===== Data extract
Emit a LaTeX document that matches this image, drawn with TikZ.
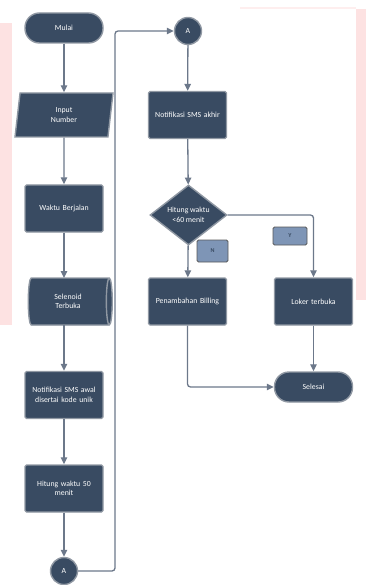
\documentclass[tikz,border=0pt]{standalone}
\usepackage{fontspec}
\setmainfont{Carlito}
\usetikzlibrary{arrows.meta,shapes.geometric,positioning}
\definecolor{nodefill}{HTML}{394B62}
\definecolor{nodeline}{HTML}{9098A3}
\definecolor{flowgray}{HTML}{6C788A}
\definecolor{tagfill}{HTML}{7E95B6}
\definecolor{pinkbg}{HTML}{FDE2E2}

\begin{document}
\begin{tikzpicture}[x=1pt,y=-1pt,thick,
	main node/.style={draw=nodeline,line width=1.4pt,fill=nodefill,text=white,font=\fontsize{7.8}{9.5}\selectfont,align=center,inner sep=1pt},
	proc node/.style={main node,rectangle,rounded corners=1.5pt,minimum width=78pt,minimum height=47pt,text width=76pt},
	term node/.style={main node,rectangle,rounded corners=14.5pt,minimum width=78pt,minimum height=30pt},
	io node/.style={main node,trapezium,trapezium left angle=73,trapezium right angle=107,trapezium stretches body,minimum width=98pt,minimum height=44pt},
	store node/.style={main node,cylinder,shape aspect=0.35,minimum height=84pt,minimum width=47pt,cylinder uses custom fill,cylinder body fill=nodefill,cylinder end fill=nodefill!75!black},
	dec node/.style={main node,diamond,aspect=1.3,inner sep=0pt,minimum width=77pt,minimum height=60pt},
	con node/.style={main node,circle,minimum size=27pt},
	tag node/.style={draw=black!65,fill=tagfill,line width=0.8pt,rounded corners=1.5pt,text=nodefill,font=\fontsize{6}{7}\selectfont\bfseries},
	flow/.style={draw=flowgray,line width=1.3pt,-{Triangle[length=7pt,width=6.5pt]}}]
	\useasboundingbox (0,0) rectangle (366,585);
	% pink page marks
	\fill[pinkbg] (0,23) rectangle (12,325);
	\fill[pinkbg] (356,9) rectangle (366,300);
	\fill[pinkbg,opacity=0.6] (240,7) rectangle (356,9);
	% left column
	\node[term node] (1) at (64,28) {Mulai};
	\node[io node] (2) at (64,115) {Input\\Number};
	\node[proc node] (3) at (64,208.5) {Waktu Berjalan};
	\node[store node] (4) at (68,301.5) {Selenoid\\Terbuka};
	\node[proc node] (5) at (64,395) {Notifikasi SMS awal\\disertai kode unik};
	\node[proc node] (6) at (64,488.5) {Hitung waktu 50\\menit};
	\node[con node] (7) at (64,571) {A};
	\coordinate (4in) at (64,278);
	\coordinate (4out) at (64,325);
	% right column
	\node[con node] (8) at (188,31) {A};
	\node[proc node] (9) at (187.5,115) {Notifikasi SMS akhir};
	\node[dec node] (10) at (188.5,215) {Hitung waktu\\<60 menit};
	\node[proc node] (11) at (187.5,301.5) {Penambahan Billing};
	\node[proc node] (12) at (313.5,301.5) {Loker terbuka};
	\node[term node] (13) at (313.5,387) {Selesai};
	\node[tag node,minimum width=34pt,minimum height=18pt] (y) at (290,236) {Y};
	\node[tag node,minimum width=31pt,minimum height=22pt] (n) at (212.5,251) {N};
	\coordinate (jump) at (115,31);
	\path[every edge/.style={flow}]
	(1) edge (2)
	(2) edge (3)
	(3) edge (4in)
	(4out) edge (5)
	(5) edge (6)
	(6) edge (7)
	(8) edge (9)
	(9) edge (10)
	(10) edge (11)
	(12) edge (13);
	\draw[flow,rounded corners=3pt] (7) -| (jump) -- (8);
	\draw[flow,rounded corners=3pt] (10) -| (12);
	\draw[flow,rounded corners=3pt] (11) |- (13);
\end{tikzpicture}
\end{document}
==========
§ Set problem
Reproduce every line precisely as given, omitting all pictures.

§ Result for this exercise
Emit a LaTeX document that matches this image, drawn with TikZ.
\documentclass[tikz,border=0pt]{standalone}
\usepackage{fontspec}
\setmainfont{Carlito}
\usetikzlibrary{arrows.meta,shapes.geometric,positioning}
\definecolor{nodefill}{HTML}{394B62}
\definecolor{nodeline}{HTML}{9098A3}
\definecolor{flowgray}{HTML}{6C788A}
\definecolor{tagfill}{HTML}{7E95B6}
\definecolor{pinkbg}{HTML}{FDE2E2}

\begin{document}
\begin{tikzpicture}[x=1pt,y=-1pt,thick,
	main node/.style={draw=nodeline,line width=1.4pt,fill=nodefill,text=white,font=\fontsize{7.8}{9.5}\selectfont,align=center,inner sep=1pt},
	proc node/.style={main node,rectangle,rounded corners=1.5pt,minimum width=78pt,minimum height=47pt,text width=76pt},
	term node/.style={main node,rectangle,rounded corners=14.5pt,minimum width=78pt,minimum height=30pt},
	io node/.style={main node,trapezium,trapezium left angle=73,trapezium right angle=107,trapezium stretches body,minimum width=98pt,minimum height=44pt},
	store node/.style={main node,cylinder,shape aspect=0.35,minimum height=84pt,minimum width=47pt,cylinder uses custom fill,cylinder body fill=nodefill,cylinder end fill=nodefill!75!black},
	dec node/.style={main node,diamond,aspect=1.3,inner sep=0pt,minimum width=77pt,minimum height=60pt},
	con node/.style={main node,circle,minimum size=27pt},
	tag node/.style={draw=black!65,fill=tagfill,line width=0.8pt,rounded corners=1.5pt,text=nodefill,font=\fontsize{6}{7}\selectfont\bfseries},
	flow/.style={draw=flowgray,line width=1.3pt,-{Triangle[length=7pt,width=6.5pt]}}]
	\useasboundingbox (0,0) rectangle (366,585);
	% pink page marks
	\fill[pinkbg] (0,23) rectangle (12,325);
	\fill[pinkbg] (356,9) rectangle (366,300);
	\fill[pinkbg,opacity=0.6] (240,7) rectangle (356,9);
	% left column
	\node[term node] (1) at (64,28) {Mulai};
	\node[io node] (2) at (64,115) {Input\\Number};
	\node[proc node] (3) at (64,208.5) {Waktu Berjalan};
	\node[store node] (4) at (68,301.5) {Selenoid\\Terbuka};
	\node[proc node] (5) at (64,395) {Notifikasi SMS awal\\disertai kode unik};
	\node[proc node] (6) at (64,488.5) {Hitung waktu 50\\menit};
	\node[con node] (7) at (64,571) {A};
	\coordinate (4in) at (64,278);
	\coordinate (4out) at (64,325);
	% right column
	\node[con node] (8) at (188,31) {A};
	\node[proc node] (9) at (187.5,115) {Notifikasi SMS akhir};
	\node[dec node] (10) at (188.5,215) {Hitung waktu\\<60 menit};
	\node[proc node] (11) at (187.5,301.5) {Penambahan Billing};
	\node[proc node] (12) at (313.5,301.5) {Loker terbuka};
	\node[term node] (13) at (313.5,387) {Selesai};
	\node[tag node,minimum width=34pt,minimum height=18pt] (y) at (290,236) {Y};
	\node[tag node,minimum width=31pt,minimum height=22pt] (n) at (212.5,251) {N};
	\coordinate (jump) at (115,31);
	\path[every edge/.style={flow}]
	(1) edge (2)
	(2) edge (3)
	(3) edge (4in)
	(4out) edge (5)
	(5) edge (6)
	(6) edge (7)
	(8) edge (9)
	(9) edge (10)
	(10) edge (11)
	(12) edge (13);
	\draw[flow,rounded corners=3pt] (7) -| (jump) -- (8);
	\draw[flow,rounded corners=3pt] (10) -| (12);
	\draw[flow,rounded corners=3pt] (11) |- (13);
\end{tikzpicture}
\end{document}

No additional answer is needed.